- **GIVEN REQUEST**
Restate the data below word for word. Skip any images it contains.

____ SOURCE MATERIAL

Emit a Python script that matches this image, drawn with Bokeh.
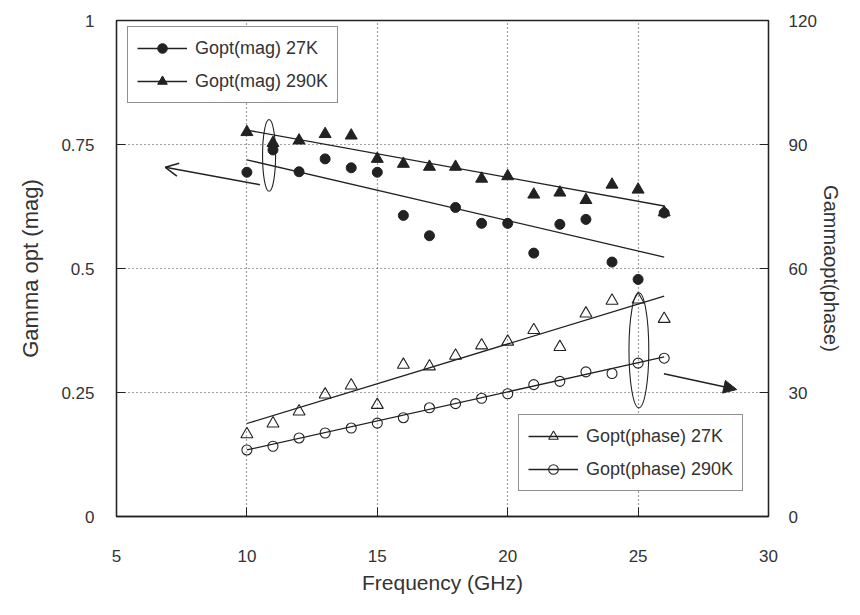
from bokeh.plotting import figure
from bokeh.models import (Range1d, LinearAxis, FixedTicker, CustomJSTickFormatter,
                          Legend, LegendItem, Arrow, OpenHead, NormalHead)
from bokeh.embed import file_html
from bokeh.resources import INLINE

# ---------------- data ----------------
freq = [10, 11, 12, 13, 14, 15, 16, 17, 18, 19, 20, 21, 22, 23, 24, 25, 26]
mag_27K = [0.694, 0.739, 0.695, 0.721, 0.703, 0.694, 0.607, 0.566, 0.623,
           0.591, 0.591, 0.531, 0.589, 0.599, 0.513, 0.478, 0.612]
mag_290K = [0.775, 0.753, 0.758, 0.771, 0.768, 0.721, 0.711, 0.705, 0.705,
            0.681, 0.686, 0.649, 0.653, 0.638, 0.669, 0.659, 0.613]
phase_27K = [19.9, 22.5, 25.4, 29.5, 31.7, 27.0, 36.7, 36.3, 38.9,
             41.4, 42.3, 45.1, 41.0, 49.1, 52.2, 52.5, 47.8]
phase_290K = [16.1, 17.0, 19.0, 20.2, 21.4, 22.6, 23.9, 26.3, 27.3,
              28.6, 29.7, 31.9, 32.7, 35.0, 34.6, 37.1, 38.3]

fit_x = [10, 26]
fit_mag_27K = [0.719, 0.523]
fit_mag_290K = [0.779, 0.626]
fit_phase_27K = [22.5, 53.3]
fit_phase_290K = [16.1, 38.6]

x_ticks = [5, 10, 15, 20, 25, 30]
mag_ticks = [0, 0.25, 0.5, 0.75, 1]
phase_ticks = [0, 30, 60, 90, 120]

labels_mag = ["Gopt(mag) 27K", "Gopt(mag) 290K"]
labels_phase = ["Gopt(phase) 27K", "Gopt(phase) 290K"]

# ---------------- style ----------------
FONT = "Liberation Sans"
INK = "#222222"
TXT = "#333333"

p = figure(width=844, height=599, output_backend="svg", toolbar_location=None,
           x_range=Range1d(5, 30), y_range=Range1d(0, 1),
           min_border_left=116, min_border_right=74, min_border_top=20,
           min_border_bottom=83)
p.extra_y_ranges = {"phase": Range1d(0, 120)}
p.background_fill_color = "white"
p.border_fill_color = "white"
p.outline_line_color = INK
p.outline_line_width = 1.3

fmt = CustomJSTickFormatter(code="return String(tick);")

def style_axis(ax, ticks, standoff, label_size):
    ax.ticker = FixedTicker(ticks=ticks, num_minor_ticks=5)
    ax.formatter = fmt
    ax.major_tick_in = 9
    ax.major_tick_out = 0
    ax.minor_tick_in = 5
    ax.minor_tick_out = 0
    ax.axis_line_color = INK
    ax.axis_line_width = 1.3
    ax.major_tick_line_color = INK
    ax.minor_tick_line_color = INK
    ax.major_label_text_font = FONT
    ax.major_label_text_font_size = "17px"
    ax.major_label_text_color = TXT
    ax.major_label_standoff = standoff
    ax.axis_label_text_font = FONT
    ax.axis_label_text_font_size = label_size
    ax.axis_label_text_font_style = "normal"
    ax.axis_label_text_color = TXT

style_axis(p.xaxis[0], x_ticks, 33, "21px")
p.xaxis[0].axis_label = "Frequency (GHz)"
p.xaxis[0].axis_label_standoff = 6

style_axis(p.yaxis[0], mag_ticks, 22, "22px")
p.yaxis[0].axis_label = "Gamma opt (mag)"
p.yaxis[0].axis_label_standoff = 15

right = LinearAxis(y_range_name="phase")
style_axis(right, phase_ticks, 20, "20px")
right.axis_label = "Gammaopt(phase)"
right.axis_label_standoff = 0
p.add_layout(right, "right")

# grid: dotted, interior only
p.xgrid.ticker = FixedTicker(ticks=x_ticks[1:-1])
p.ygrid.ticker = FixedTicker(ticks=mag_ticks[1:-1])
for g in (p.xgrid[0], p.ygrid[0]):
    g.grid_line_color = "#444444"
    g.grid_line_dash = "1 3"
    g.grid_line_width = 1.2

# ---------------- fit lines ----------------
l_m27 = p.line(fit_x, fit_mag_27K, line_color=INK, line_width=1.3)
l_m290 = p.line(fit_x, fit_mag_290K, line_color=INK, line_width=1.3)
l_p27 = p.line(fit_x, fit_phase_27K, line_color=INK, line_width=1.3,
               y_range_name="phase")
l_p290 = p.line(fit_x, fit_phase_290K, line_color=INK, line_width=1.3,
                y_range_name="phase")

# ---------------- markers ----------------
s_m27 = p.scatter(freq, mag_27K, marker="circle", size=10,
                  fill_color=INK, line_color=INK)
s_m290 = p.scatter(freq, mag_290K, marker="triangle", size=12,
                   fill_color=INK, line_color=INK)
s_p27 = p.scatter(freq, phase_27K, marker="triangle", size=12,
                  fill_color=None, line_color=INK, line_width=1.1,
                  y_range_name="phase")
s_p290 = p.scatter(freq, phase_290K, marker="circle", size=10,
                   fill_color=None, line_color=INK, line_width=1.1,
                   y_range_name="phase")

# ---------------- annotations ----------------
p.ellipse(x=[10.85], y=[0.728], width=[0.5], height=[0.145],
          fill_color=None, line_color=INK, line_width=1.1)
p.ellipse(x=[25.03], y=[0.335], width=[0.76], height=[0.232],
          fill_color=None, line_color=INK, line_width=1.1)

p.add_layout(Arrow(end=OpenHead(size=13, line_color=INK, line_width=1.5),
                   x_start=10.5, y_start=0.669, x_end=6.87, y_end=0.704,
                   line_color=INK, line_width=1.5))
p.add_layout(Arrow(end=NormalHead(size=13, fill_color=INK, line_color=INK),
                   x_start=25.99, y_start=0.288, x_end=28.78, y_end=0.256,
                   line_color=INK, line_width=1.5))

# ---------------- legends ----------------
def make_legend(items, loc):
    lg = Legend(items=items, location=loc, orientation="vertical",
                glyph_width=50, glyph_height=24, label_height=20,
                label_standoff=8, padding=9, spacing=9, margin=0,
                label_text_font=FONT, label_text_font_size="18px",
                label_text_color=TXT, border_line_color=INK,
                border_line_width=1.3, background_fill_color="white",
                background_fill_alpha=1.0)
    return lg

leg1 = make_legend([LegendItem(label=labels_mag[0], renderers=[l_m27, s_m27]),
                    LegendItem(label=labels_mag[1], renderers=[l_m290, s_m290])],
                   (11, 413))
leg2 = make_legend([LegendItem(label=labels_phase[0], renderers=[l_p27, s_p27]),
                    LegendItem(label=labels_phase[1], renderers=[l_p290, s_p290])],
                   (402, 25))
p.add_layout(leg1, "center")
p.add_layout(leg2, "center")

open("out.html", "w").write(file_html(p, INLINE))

________

- **OUTPUT OF THE EXERCISE**
Emit a Python script that matches this image, drawn with Bokeh.
from bokeh.plotting import figure
from bokeh.models import (Range1d, LinearAxis, FixedTicker, CustomJSTickFormatter,
                          Legend, LegendItem, Arrow, OpenHead, NormalHead)
from bokeh.embed import file_html
from bokeh.resources import INLINE

# ---------------- data ----------------
freq = [10, 11, 12, 13, 14, 15, 16, 17, 18, 19, 20, 21, 22, 23, 24, 25, 26]
mag_27K = [0.694, 0.739, 0.695, 0.721, 0.703, 0.694, 0.607, 0.566, 0.623,
           0.591, 0.591, 0.531, 0.589, 0.599, 0.513, 0.478, 0.612]
mag_290K = [0.775, 0.753, 0.758, 0.771, 0.768, 0.721, 0.711, 0.705, 0.705,
            0.681, 0.686, 0.649, 0.653, 0.638, 0.669, 0.659, 0.613]
phase_27K = [19.9, 22.5, 25.4, 29.5, 31.7, 27.0, 36.7, 36.3, 38.9,
             41.4, 42.3, 45.1, 41.0, 49.1, 52.2, 52.5, 47.8]
phase_290K = [16.1, 17.0, 19.0, 20.2, 21.4, 22.6, 23.9, 26.3, 27.3,
              28.6, 29.7, 31.9, 32.7, 35.0, 34.6, 37.1, 38.3]

fit_x = [10, 26]
fit_mag_27K = [0.719, 0.523]
fit_mag_290K = [0.779, 0.626]
fit_phase_27K = [22.5, 53.3]
fit_phase_290K = [16.1, 38.6]

x_ticks = [5, 10, 15, 20, 25, 30]
mag_ticks = [0, 0.25, 0.5, 0.75, 1]
phase_ticks = [0, 30, 60, 90, 120]

labels_mag = ["Gopt(mag) 27K", "Gopt(mag) 290K"]
labels_phase = ["Gopt(phase) 27K", "Gopt(phase) 290K"]

# ---------------- style ----------------
FONT = "Liberation Sans"
INK = "#222222"
TXT = "#333333"

p = figure(width=844, height=599, output_backend="svg", toolbar_location=None,
           x_range=Range1d(5, 30), y_range=Range1d(0, 1),
           min_border_left=116, min_border_right=74, min_border_top=20,
           min_border_bottom=83)
p.extra_y_ranges = {"phase": Range1d(0, 120)}
p.background_fill_color = "white"
p.border_fill_color = "white"
p.outline_line_color = INK
p.outline_line_width = 1.3

fmt = CustomJSTickFormatter(code="return String(tick);")

def style_axis(ax, ticks, standoff, label_size):
    ax.ticker = FixedTicker(ticks=ticks, num_minor_ticks=5)
    ax.formatter = fmt
    ax.major_tick_in = 9
    ax.major_tick_out = 0
    ax.minor_tick_in = 5
    ax.minor_tick_out = 0
    ax.axis_line_color = INK
    ax.axis_line_width = 1.3
    ax.major_tick_line_color = INK
    ax.minor_tick_line_color = INK
    ax.major_label_text_font = FONT
    ax.major_label_text_font_size = "17px"
    ax.major_label_text_color = TXT
    ax.major_label_standoff = standoff
    ax.axis_label_text_font = FONT
    ax.axis_label_text_font_size = label_size
    ax.axis_label_text_font_style = "normal"
    ax.axis_label_text_color = TXT

style_axis(p.xaxis[0], x_ticks, 33, "21px")
p.xaxis[0].axis_label = "Frequency (GHz)"
p.xaxis[0].axis_label_standoff = 6

style_axis(p.yaxis[0], mag_ticks, 22, "22px")
p.yaxis[0].axis_label = "Gamma opt (mag)"
p.yaxis[0].axis_label_standoff = 15

right = LinearAxis(y_range_name="phase")
style_axis(right, phase_ticks, 20, "20px")
right.axis_label = "Gammaopt(phase)"
right.axis_label_standoff = 0
p.add_layout(right, "right")

# grid: dotted, interior only
p.xgrid.ticker = FixedTicker(ticks=x_ticks[1:-1])
p.ygrid.ticker = FixedTicker(ticks=mag_ticks[1:-1])
for g in (p.xgrid[0], p.ygrid[0]):
    g.grid_line_color = "#444444"
    g.grid_line_dash = "1 3"
    g.grid_line_width = 1.2

# ---------------- fit lines ----------------
l_m27 = p.line(fit_x, fit_mag_27K, line_color=INK, line_width=1.3)
l_m290 = p.line(fit_x, fit_mag_290K, line_color=INK, line_width=1.3)
l_p27 = p.line(fit_x, fit_phase_27K, line_color=INK, line_width=1.3,
               y_range_name="phase")
l_p290 = p.line(fit_x, fit_phase_290K, line_color=INK, line_width=1.3,
                y_range_name="phase")

# ---------------- markers ----------------
s_m27 = p.scatter(freq, mag_27K, marker="circle", size=10,
                  fill_color=INK, line_color=INK)
s_m290 = p.scatter(freq, mag_290K, marker="triangle", size=12,
                   fill_color=INK, line_color=INK)
s_p27 = p.scatter(freq, phase_27K, marker="triangle", size=12,
                  fill_color=None, line_color=INK, line_width=1.1,
                  y_range_name="phase")
s_p290 = p.scatter(freq, phase_290K, marker="circle", size=10,
                   fill_color=None, line_color=INK, line_width=1.1,
                   y_range_name="phase")

# ---------------- annotations ----------------
p.ellipse(x=[10.85], y=[0.728], width=[0.5], height=[0.145],
          fill_color=None, line_color=INK, line_width=1.1)
p.ellipse(x=[25.03], y=[0.335], width=[0.76], height=[0.232],
          fill_color=None, line_color=INK, line_width=1.1)

p.add_layout(Arrow(end=OpenHead(size=13, line_color=INK, line_width=1.5),
                   x_start=10.5, y_start=0.669, x_end=6.87, y_end=0.704,
                   line_color=INK, line_width=1.5))
p.add_layout(Arrow(end=NormalHead(size=13, fill_color=INK, line_color=INK),
                   x_start=25.99, y_start=0.288, x_end=28.78, y_end=0.256,
                   line_color=INK, line_width=1.5))

# ---------------- legends ----------------
def make_legend(items, loc):
    lg = Legend(items=items, location=loc, orientation="vertical",
                glyph_width=50, glyph_height=24, label_height=20,
                label_standoff=8, padding=9, spacing=9, margin=0,
                label_text_font=FONT, label_text_font_size="18px",
                label_text_color=TXT, border_line_color=INK,
                border_line_width=1.3, background_fill_color="white",
                background_fill_alpha=1.0)
    return lg

leg1 = make_legend([LegendItem(label=labels_mag[0], renderers=[l_m27, s_m27]),
                    LegendItem(label=labels_mag[1], renderers=[l_m290, s_m290])],
                   (11, 413))
leg2 = make_legend([LegendItem(label=labels_phase[0], renderers=[l_p27, s_p27]),
                    LegendItem(label=labels_phase[1], renderers=[l_p290, s_p290])],
                   (402, 25))
p.add_layout(leg1, "center")
p.add_layout(leg2, "center")

open("out.html", "w").write(file_html(p, INLINE))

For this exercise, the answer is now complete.